I found this comment at My child takes up space particularly compelling:

Adding them to the author's original premise, a number of respondents seem to premise their rejection of children, children in public space, and "uncontrolled children" on an unstated assumption of violence or the threat of violence.

A child cannot be “made to behave,” on the spot and in public without violence or the threat of violence. It is force - actual physical force - which undermines the assumption that a parent must publicly control her children.

The immediacy of the child’s moment (especially a young child) is not translatable into an easy solution, especially just so upper middle class complainants don’t have their Sunday brunches interrupted by the intrusion of lesser beings....

The expectation, expressed at Feministe (and I'm sure, elsewhere) that children conform to adult expectations of behavior, or be excluded, really cannot be understood without understanding this as the threat of violence.

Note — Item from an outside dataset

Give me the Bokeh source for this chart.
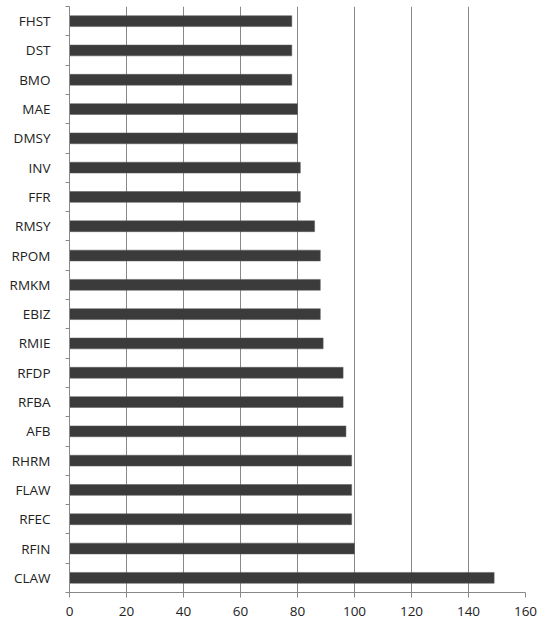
from bokeh.plotting import figure
from bokeh.models import FixedTicker, Range1d
from bokeh.embed import file_html
from bokeh.resources import INLINE

categories = ["CLAW", "RFIN", "RFEC", "FLAW", "RHRM", "AFB", "RFBA", "RFDP", "RMIE", "EBIZ",
              "RMKM", "RPOM", "RMSY", "FFR", "INV", "DMSY", "MAE", "BMO", "DST", "FHST"]
values = [149, 100, 99, 99, 99, 97, 96, 96, 89, 88,
          88, 88, 86, 81, 81, 80, 80, 78, 78, 78]
x_ticks = [0, 20, 40, 60, 80, 100, 120, 140, 160]

n = len(categories)
ypos = list(range(n))

p = figure(width=545, height=622, output_backend="svg", toolbar_location=None,
           x_range=Range1d(0, 160), y_range=Range1d(-0.5, n - 0.5),
           min_border_left=69, min_border_right=20, min_border_top=6, min_border_bottom=30)
p.outline_line_color = None
p.background_fill_color = "white"
p.border_fill_color = "white"

p.hbar(y=ypos, right=values, left=0, height=0.37, fill_color="#3b3b3b", line_color="#5a5a5a", line_width=0.5)

# x axis
p.xaxis.ticker = FixedTicker(ticks=x_ticks)
p.xaxis.axis_line_color = "#888888"
p.xaxis.major_tick_line_color = "#888888"
p.xaxis.major_tick_out = 5
p.xaxis.major_tick_in = 0
p.xaxis.minor_tick_line_color = None
p.xaxis.major_label_standoff = 9
p.xaxis.major_label_text_font = "Open Sans"
p.xaxis.major_label_text_font_size = "13.5px"
p.xaxis.major_label_text_color = "#222222"

# y axis: labels at centres, ticks between categories
p.yaxis.ticker = FixedTicker(ticks=ypos, minor_ticks=[i - 0.5 for i in range(n + 1)])
p.yaxis.major_label_overrides = {i: c for i, c in enumerate(categories)}
p.yaxis.axis_line_color = "#888888"
p.yaxis.major_tick_line_color = None
p.yaxis.major_tick_out = 0
p.yaxis.major_tick_in = 0
p.yaxis.minor_tick_line_color = "#888888"
p.yaxis.minor_tick_out = 4
p.yaxis.minor_tick_in = 0
p.yaxis.major_label_standoff = 15
p.yaxis.major_label_text_font = "Open Sans"
p.yaxis.major_label_text_font_size = "13.5px"
p.yaxis.major_label_text_color = "#222222"

p.xgrid.ticker = FixedTicker(ticks=x_ticks)
p.xgrid.grid_line_color = "#888888"
p.xgrid.grid_line_width = 1
p.ygrid.grid_line_color = None

open("out.html", "w").write(file_html(p, INLINE))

The belief that parents can control an immediate moment of upset assumes that the parent must intervene to suppress the behavior, to shut the child up, in that very moment - or lose some sort of implied social sanction. It's the expectation that a parent - more often than not, a woman - punish her children so that others don't have to experience inconvenience, making the mother an agent of social repression, inculcating in her own children a fear of women as the proximate agents of suffering.

How we treat children--our own as well as other people's--speaks volumes about our core values as a society. Children are our most vulnerable group, dependent on the adults around them. They deserve to be nurtured, loved, guided, and most of all, accepted as a normal part of what it means to be human. Even if that means they make some noise at museums, at church, or at restaurants.